══ Material for this exercise

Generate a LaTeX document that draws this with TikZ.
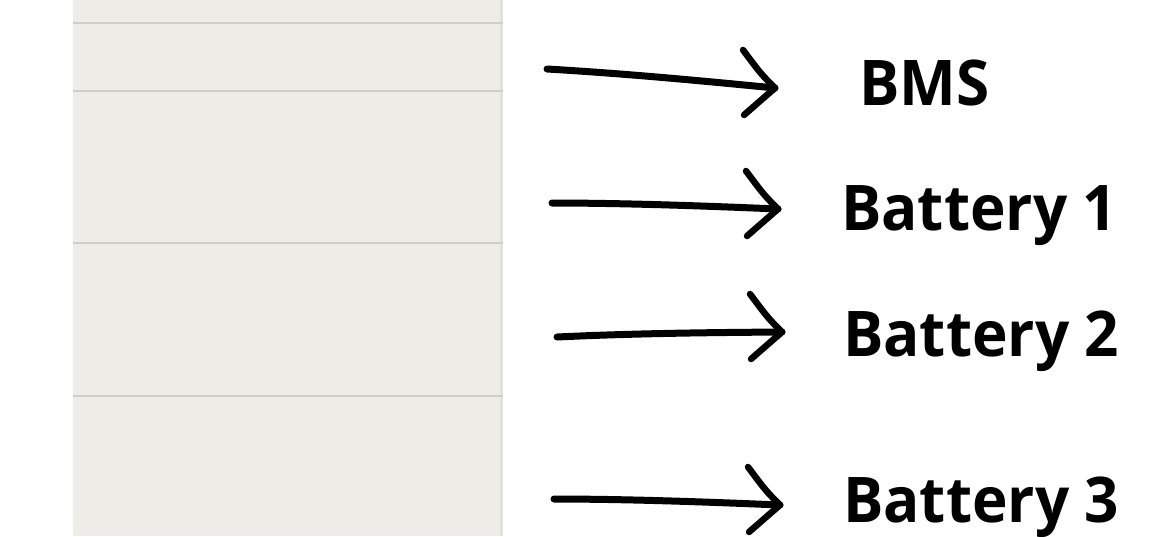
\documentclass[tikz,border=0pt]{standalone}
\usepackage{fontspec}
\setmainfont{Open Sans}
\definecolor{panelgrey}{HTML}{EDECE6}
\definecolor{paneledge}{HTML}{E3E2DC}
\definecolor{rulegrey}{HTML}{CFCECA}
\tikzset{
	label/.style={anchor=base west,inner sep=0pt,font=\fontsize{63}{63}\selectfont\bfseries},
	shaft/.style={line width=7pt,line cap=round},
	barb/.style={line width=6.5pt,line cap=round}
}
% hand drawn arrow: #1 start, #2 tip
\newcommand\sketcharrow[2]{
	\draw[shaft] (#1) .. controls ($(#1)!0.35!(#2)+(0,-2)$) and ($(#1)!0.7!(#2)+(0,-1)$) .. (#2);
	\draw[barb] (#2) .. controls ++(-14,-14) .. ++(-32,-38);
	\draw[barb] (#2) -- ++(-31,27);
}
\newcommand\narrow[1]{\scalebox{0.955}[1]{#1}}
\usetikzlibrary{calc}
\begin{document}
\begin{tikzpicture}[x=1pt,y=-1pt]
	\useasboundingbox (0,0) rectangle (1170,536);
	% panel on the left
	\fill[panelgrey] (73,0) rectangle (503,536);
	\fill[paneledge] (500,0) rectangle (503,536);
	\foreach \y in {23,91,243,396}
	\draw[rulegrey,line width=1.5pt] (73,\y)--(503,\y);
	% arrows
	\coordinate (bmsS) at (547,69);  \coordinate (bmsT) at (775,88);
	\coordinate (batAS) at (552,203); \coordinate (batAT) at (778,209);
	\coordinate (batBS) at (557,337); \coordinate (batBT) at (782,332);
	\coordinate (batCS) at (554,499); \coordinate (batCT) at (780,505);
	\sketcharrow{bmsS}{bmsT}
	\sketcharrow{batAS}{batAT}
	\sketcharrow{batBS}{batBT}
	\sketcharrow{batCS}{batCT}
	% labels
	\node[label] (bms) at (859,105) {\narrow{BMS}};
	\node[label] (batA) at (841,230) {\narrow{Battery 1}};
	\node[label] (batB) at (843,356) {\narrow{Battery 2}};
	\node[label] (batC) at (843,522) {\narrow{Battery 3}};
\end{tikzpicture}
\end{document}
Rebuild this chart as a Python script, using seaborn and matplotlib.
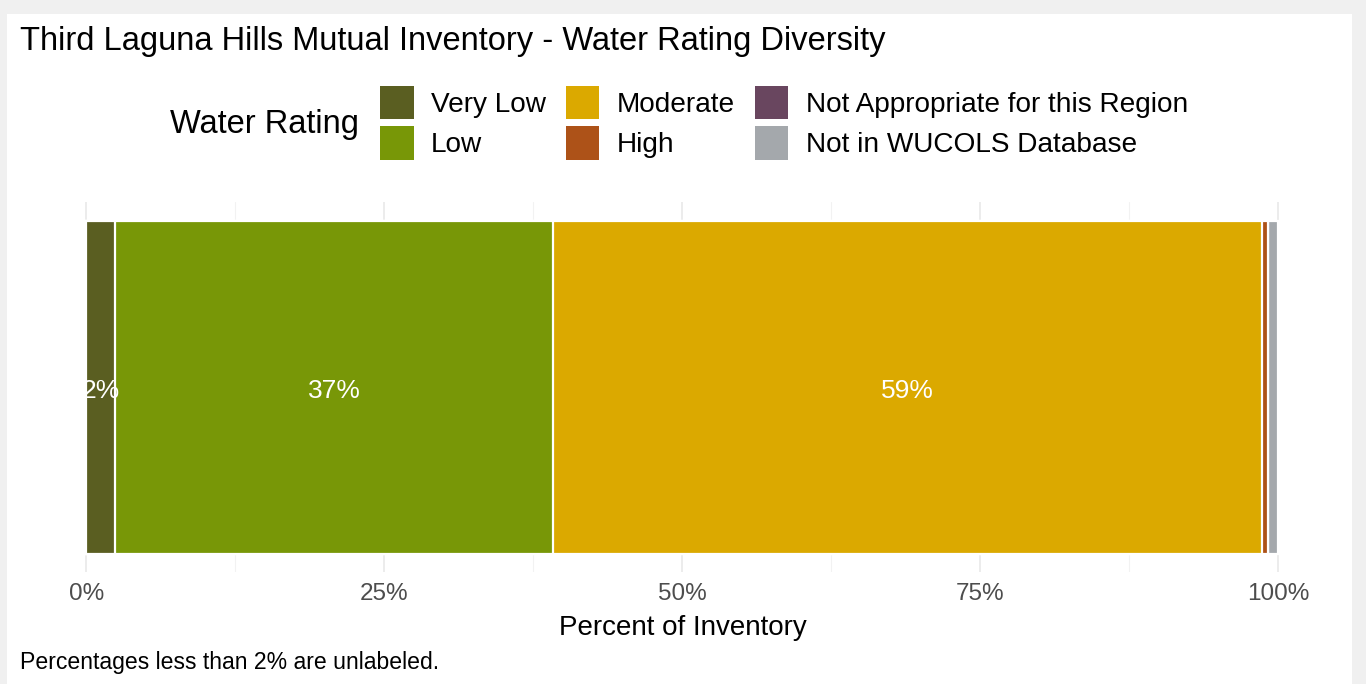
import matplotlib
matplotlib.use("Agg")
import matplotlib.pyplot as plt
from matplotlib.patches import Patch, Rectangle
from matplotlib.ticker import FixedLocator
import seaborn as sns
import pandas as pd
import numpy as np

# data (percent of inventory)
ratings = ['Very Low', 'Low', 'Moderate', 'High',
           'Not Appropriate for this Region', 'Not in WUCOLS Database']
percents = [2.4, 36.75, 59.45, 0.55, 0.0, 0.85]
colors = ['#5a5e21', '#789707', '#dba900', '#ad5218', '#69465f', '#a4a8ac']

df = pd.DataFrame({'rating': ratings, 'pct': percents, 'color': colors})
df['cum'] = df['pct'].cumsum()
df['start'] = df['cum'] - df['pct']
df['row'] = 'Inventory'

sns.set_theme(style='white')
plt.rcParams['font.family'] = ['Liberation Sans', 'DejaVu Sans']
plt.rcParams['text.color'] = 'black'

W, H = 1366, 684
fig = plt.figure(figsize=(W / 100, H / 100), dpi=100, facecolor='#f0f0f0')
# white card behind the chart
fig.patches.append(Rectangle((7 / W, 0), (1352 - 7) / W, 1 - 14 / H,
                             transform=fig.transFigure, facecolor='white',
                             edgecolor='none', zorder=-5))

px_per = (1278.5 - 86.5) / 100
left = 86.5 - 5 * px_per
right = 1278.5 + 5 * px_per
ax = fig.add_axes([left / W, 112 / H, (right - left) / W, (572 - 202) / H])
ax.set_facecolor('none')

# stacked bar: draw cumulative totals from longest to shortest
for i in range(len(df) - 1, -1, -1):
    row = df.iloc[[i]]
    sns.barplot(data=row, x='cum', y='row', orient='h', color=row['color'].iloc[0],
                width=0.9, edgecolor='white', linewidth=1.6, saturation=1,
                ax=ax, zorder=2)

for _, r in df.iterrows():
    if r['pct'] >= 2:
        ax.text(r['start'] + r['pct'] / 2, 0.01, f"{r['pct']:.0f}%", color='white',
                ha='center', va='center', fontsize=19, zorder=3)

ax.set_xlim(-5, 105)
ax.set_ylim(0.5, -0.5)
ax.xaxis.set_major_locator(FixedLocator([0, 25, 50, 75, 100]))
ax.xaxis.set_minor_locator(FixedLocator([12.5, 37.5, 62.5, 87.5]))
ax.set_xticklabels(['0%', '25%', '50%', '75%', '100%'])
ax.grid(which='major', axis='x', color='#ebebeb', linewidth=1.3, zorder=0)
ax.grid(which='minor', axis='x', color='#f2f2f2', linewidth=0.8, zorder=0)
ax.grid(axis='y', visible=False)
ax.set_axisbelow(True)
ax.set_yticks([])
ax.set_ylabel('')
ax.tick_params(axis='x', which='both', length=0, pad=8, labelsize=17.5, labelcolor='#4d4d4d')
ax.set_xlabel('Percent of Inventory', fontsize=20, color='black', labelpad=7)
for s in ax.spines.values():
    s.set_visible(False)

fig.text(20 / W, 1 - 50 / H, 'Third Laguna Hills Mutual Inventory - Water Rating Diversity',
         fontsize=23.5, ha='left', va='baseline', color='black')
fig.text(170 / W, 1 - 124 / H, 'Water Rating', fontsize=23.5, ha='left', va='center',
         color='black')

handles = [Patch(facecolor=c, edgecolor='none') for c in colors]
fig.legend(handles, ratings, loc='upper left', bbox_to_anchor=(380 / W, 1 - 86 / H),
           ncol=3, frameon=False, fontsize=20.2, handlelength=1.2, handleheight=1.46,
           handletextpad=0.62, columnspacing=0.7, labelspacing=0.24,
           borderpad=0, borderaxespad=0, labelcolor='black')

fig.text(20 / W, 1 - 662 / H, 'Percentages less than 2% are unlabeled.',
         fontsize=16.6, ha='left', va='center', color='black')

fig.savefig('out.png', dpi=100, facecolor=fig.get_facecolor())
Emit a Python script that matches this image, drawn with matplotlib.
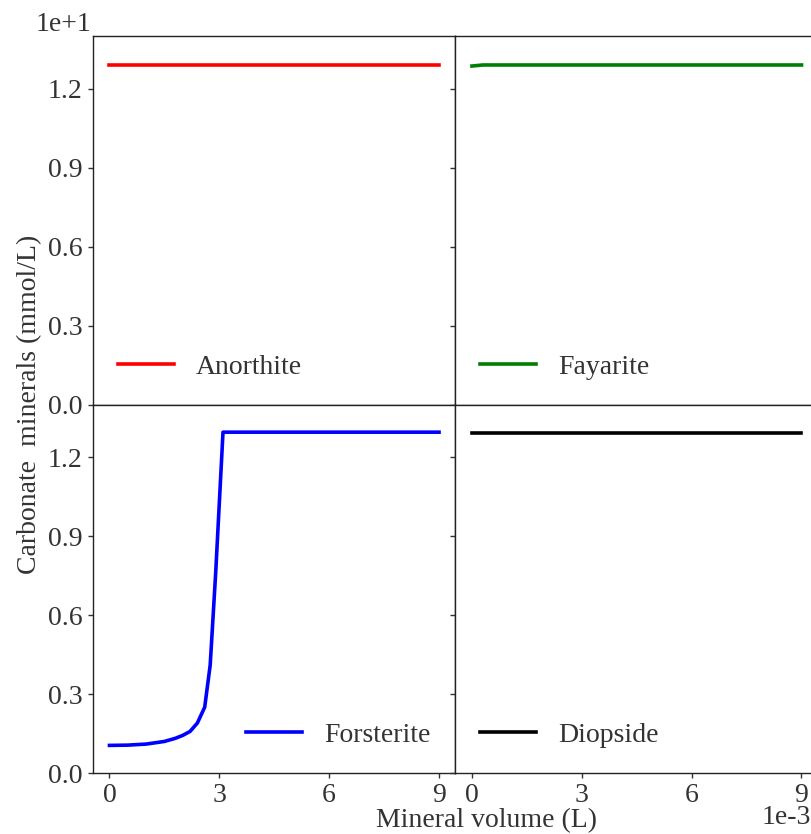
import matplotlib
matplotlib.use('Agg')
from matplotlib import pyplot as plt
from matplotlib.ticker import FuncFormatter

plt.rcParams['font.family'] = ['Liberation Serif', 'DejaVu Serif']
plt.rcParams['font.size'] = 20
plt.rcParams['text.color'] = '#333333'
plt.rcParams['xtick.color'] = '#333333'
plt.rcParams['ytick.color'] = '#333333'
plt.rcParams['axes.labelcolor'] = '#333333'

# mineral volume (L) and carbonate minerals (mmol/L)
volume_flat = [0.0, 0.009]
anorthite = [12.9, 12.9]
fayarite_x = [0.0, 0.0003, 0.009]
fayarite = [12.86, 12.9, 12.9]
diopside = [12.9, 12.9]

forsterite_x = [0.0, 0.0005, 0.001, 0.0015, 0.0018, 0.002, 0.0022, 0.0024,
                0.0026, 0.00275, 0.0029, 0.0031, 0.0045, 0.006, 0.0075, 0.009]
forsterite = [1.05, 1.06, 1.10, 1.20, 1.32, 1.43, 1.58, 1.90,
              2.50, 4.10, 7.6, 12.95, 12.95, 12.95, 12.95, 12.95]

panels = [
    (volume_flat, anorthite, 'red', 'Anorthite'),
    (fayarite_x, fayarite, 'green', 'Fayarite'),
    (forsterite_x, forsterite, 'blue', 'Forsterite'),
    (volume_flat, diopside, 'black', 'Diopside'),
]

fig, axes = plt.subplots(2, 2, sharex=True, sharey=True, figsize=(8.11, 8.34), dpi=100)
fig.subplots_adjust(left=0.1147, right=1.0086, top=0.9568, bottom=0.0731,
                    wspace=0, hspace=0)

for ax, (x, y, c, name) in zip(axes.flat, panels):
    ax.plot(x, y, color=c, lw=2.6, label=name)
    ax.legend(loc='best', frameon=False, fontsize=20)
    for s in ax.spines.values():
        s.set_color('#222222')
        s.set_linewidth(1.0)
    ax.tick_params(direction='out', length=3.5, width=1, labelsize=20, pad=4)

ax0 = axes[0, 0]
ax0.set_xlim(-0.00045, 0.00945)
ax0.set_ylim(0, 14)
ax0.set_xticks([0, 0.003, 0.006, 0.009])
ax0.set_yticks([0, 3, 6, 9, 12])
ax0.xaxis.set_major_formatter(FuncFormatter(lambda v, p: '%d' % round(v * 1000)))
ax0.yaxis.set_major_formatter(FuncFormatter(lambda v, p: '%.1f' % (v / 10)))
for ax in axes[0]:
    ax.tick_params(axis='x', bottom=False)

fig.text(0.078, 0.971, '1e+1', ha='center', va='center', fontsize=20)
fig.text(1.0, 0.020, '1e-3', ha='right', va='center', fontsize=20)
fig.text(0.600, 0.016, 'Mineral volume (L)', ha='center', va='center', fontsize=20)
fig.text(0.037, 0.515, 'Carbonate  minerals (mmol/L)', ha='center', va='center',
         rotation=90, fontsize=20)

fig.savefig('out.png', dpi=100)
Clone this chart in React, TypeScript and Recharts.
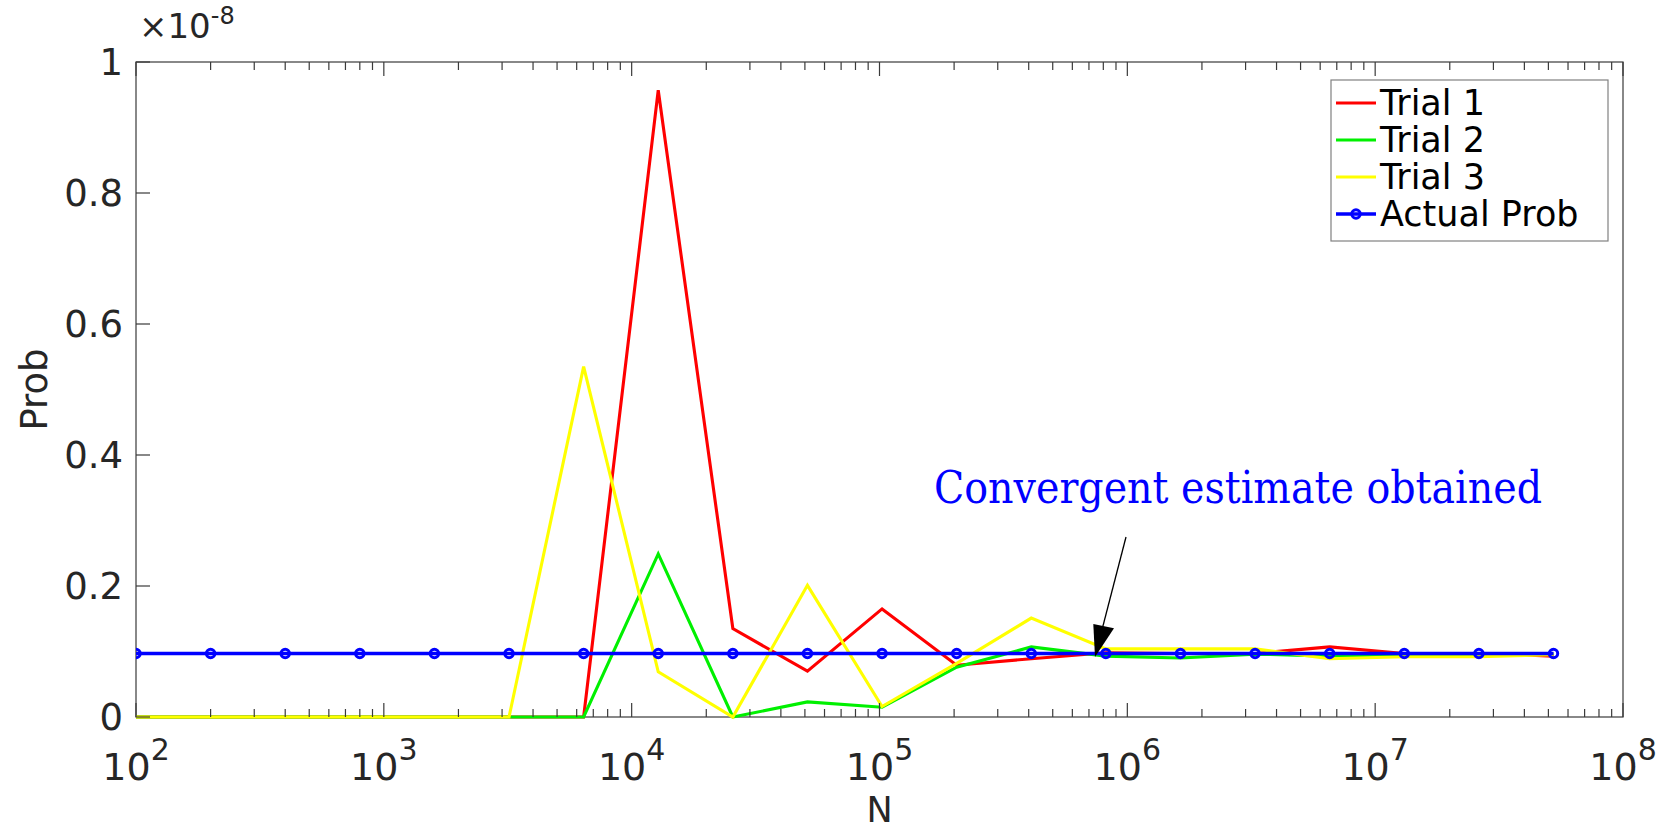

════

■ What to work on:
Take every line that includes the string "matplotlib" and copy it.

■ Completed task:
Rebuild this chart as a Python script, using seaborn and matplotlib.
import matplotlib
matplotlib.use("Agg")
import matplotlib.pyplot as plt
from matplotlib.patches import Patch, Rectangle
from matplotlib.ticker import FixedLocator
Emit a Python script that matches this image, drawn with matplotlib.
import matplotlib
matplotlib.use('Agg')
from matplotlib import pyplot as plt
from matplotlib.ticker import FuncFormatter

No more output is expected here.